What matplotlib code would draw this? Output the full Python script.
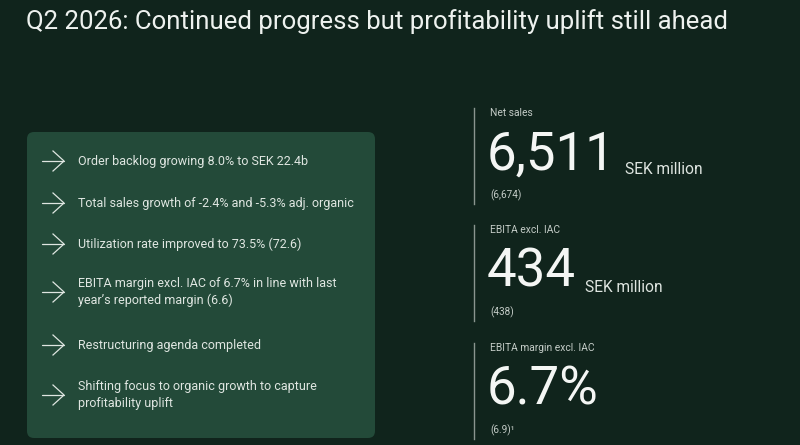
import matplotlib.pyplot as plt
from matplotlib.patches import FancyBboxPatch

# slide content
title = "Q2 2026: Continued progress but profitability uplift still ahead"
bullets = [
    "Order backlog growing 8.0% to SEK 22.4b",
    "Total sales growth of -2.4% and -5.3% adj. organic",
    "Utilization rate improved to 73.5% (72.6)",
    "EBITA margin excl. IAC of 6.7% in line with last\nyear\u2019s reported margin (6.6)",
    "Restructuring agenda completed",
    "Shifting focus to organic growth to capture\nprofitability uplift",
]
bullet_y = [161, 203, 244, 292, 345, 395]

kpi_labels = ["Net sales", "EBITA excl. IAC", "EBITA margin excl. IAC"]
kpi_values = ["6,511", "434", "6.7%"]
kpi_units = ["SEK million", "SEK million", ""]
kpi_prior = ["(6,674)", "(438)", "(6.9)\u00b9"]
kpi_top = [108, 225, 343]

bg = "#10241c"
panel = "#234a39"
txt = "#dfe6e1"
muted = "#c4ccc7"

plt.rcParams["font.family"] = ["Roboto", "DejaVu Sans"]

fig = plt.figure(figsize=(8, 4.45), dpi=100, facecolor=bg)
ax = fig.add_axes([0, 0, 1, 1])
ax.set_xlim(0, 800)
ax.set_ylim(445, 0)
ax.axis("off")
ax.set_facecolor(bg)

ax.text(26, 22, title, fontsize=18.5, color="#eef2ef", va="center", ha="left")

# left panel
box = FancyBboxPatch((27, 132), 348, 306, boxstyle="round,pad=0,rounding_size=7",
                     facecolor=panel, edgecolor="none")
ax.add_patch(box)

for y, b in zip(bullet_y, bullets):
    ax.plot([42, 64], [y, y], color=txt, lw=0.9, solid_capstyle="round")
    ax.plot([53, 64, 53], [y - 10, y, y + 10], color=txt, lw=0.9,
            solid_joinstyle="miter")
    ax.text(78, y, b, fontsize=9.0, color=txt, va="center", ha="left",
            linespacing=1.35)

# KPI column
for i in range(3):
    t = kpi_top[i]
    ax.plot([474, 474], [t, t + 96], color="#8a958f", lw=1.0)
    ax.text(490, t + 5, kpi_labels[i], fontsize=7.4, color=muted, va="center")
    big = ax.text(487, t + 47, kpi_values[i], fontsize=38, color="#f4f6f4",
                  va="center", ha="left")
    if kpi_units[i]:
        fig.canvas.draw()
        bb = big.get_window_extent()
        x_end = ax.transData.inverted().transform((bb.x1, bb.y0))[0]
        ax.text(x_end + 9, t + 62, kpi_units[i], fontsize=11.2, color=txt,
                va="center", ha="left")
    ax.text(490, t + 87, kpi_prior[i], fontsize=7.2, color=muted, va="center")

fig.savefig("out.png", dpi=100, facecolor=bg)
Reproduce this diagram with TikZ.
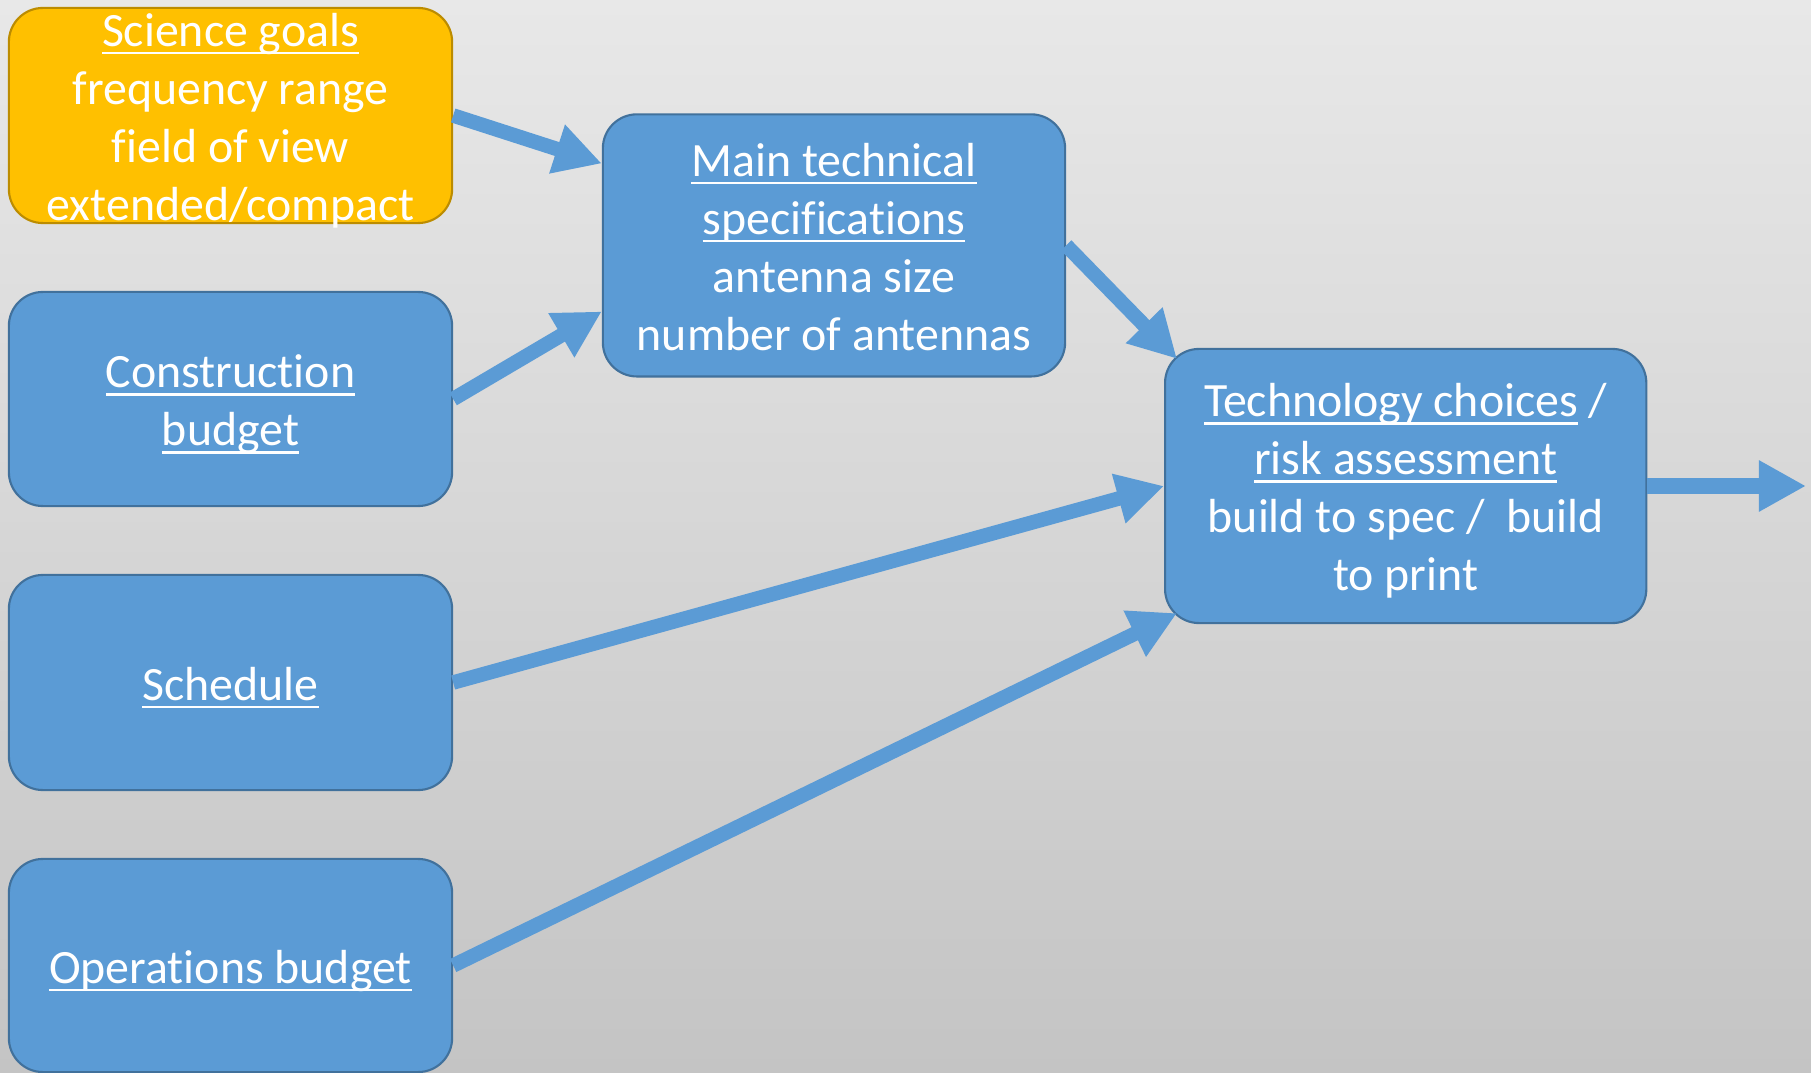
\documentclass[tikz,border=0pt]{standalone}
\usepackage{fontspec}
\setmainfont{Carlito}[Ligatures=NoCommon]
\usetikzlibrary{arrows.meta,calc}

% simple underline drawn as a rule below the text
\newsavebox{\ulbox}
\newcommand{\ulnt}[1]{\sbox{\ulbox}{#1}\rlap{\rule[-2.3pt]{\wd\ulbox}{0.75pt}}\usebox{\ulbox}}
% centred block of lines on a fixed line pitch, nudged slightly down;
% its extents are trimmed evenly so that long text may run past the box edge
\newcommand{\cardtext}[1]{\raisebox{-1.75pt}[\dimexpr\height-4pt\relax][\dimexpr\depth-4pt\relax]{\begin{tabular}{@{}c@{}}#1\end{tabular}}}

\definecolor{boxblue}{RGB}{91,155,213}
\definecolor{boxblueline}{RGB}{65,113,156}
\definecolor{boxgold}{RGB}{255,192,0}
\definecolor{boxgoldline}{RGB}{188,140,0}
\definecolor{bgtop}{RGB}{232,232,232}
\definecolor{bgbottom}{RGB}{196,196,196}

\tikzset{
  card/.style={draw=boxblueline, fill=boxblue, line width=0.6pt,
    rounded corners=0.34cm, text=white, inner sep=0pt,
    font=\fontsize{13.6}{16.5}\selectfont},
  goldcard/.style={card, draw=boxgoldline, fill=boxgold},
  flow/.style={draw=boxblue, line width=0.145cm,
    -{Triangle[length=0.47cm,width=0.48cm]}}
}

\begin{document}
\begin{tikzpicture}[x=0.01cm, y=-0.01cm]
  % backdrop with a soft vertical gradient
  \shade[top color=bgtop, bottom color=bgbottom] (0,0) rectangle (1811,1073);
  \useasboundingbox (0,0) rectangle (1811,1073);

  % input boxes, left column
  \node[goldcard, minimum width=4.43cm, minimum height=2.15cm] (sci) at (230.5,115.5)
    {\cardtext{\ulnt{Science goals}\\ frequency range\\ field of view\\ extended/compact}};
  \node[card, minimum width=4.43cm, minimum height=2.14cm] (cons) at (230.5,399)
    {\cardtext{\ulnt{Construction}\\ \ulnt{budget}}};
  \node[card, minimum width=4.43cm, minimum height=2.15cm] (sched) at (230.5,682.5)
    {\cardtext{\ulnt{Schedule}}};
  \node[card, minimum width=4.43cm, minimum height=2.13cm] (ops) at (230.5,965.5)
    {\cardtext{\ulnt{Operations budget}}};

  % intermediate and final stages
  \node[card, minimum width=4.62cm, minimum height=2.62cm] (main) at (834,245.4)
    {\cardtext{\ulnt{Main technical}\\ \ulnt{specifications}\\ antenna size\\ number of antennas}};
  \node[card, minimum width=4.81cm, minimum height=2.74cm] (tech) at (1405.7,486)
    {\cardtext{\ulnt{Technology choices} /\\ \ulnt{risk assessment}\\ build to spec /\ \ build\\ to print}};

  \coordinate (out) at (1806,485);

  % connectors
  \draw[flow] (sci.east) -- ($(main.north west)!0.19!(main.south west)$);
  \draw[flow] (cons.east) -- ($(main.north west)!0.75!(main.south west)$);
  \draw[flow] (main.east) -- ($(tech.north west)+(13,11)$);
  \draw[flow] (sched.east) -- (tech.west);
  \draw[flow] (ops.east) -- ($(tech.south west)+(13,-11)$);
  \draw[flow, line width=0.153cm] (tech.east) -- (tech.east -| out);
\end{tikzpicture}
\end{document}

▬▬▬▬▬▬

TASK DIRECTIONS: Return all of the entries exactly as written, but drop any pictures they hold.

ANSWER TO THIS EXERCISE:
What matplotlib code would draw this? Output the full Python script.
import matplotlib.pyplot as plt
from matplotlib.patches import FancyBboxPatch

# slide content
title = "Q2 2026: Continued progress but profitability uplift still ahead"
bullets = [
    "Order backlog growing 8.0% to SEK 22.4b",
    "Total sales growth of -2.4% and -5.3% adj. organic",
    "Utilization rate improved to 73.5% (72.6)",
    "EBITA margin excl. IAC of 6.7% in line with last\nyear\u2019s reported margin (6.6)",
    "Restructuring agenda completed",
    "Shifting focus to organic growth to capture\nprofitability uplift",
]
bullet_y = [161, 203, 244, 292, 345, 395]

kpi_labels = ["Net sales", "EBITA excl. IAC", "EBITA margin excl. IAC"]
kpi_values = ["6,511", "434", "6.7%"]
kpi_units = ["SEK million", "SEK million", ""]
kpi_prior = ["(6,674)", "(438)", "(6.9)\u00b9"]
kpi_top = [108, 225, 343]

bg = "#10241c"
panel = "#234a39"
txt = "#dfe6e1"
muted = "#c4ccc7"

plt.rcParams["font.family"] = ["Roboto", "DejaVu Sans"]

fig = plt.figure(figsize=(8, 4.45), dpi=100, facecolor=bg)
ax = fig.add_axes([0, 0, 1, 1])
ax.set_xlim(0, 800)
ax.set_ylim(445, 0)
ax.axis("off")
ax.set_facecolor(bg)

ax.text(26, 22, title, fontsize=18.5, color="#eef2ef", va="center", ha="left")

# left panel
box = FancyBboxPatch((27, 132), 348, 306, boxstyle="round,pad=0,rounding_size=7",
                     facecolor=panel, edgecolor="none")
ax.add_patch(box)

for y, b in zip(bullet_y, bullets):
    ax.plot([42, 64], [y, y], color=txt, lw=0.9, solid_capstyle="round")
    ax.plot([53, 64, 53], [y - 10, y, y + 10], color=txt, lw=0.9,
            solid_joinstyle="miter")
    ax.text(78, y, b, fontsize=9.0, color=txt, va="center", ha="left",
            linespacing=1.35)

# KPI column
for i in range(3):
    t = kpi_top[i]
    ax.plot([474, 474], [t, t + 96], color="#8a958f", lw=1.0)
    ax.text(490, t + 5, kpi_labels[i], fontsize=7.4, color=muted, va="center")
    big = ax.text(487, t + 47, kpi_values[i], fontsize=38, color="#f4f6f4",
                  va="center", ha="left")
    if kpi_units[i]:
        fig.canvas.draw()
        bb = big.get_window_extent()
        x_end = ax.transData.inverted().transform((bb.x1, bb.y0))[0]
        ax.text(x_end + 9, t + 62, kpi_units[i], fontsize=11.2, color=txt,
                va="center", ha="left")
    ax.text(490, t + 87, kpi_prior[i], fontsize=7.2, color=muted, va="center")

fig.savefig("out.png", dpi=100, facecolor=bg)
Reproduce this diagram with TikZ.
\documentclass[tikz,border=0pt]{standalone}
\usepackage{fontspec}
\setmainfont{Carlito}[Ligatures=NoCommon]
\usetikzlibrary{arrows.meta,calc}

% simple underline drawn as a rule below the text
\newsavebox{\ulbox}
\newcommand{\ulnt}[1]{\sbox{\ulbox}{#1}\rlap{\rule[-2.3pt]{\wd\ulbox}{0.75pt}}\usebox{\ulbox}}
% centred block of lines on a fixed line pitch, nudged slightly down;
% its extents are trimmed evenly so that long text may run past the box edge
\newcommand{\cardtext}[1]{\raisebox{-1.75pt}[\dimexpr\height-4pt\relax][\dimexpr\depth-4pt\relax]{\begin{tabular}{@{}c@{}}#1\end{tabular}}}

\definecolor{boxblue}{RGB}{91,155,213}
\definecolor{boxblueline}{RGB}{65,113,156}
\definecolor{boxgold}{RGB}{255,192,0}
\definecolor{boxgoldline}{RGB}{188,140,0}
\definecolor{bgtop}{RGB}{232,232,232}
\definecolor{bgbottom}{RGB}{196,196,196}

\tikzset{
  card/.style={draw=boxblueline, fill=boxblue, line width=0.6pt,
    rounded corners=0.34cm, text=white, inner sep=0pt,
    font=\fontsize{13.6}{16.5}\selectfont},
  goldcard/.style={card, draw=boxgoldline, fill=boxgold},
  flow/.style={draw=boxblue, line width=0.145cm,
    -{Triangle[length=0.47cm,width=0.48cm]}}
}

\begin{document}
\begin{tikzpicture}[x=0.01cm, y=-0.01cm]
  % backdrop with a soft vertical gradient
  \shade[top color=bgtop, bottom color=bgbottom] (0,0) rectangle (1811,1073);
  \useasboundingbox (0,0) rectangle (1811,1073);

  % input boxes, left column
  \node[goldcard, minimum width=4.43cm, minimum height=2.15cm] (sci) at (230.5,115.5)
    {\cardtext{\ulnt{Science goals}\\ frequency range\\ field of view\\ extended/compact}};
  \node[card, minimum width=4.43cm, minimum height=2.14cm] (cons) at (230.5,399)
    {\cardtext{\ulnt{Construction}\\ \ulnt{budget}}};
  \node[card, minimum width=4.43cm, minimum height=2.15cm] (sched) at (230.5,682.5)
    {\cardtext{\ulnt{Schedule}}};
  \node[card, minimum width=4.43cm, minimum height=2.13cm] (ops) at (230.5,965.5)
    {\cardtext{\ulnt{Operations budget}}};

  % intermediate and final stages
  \node[card, minimum width=4.62cm, minimum height=2.62cm] (main) at (834,245.4)
    {\cardtext{\ulnt{Main technical}\\ \ulnt{specifications}\\ antenna size\\ number of antennas}};
  \node[card, minimum width=4.81cm, minimum height=2.74cm] (tech) at (1405.7,486)
    {\cardtext{\ulnt{Technology choices} /\\ \ulnt{risk assessment}\\ build to spec /\ \ build\\ to print}};

  \coordinate (out) at (1806,485);

  % connectors
  \draw[flow] (sci.east) -- ($(main.north west)!0.19!(main.south west)$);
  \draw[flow] (cons.east) -- ($(main.north west)!0.75!(main.south west)$);
  \draw[flow] (main.east) -- ($(tech.north west)+(13,11)$);
  \draw[flow] (sched.east) -- (tech.west);
  \draw[flow] (ops.east) -- ($(tech.south west)+(13,-11)$);
  \draw[flow, line width=0.153cm] (tech.east) -- (tech.east -| out);
\end{tikzpicture}
\end{document}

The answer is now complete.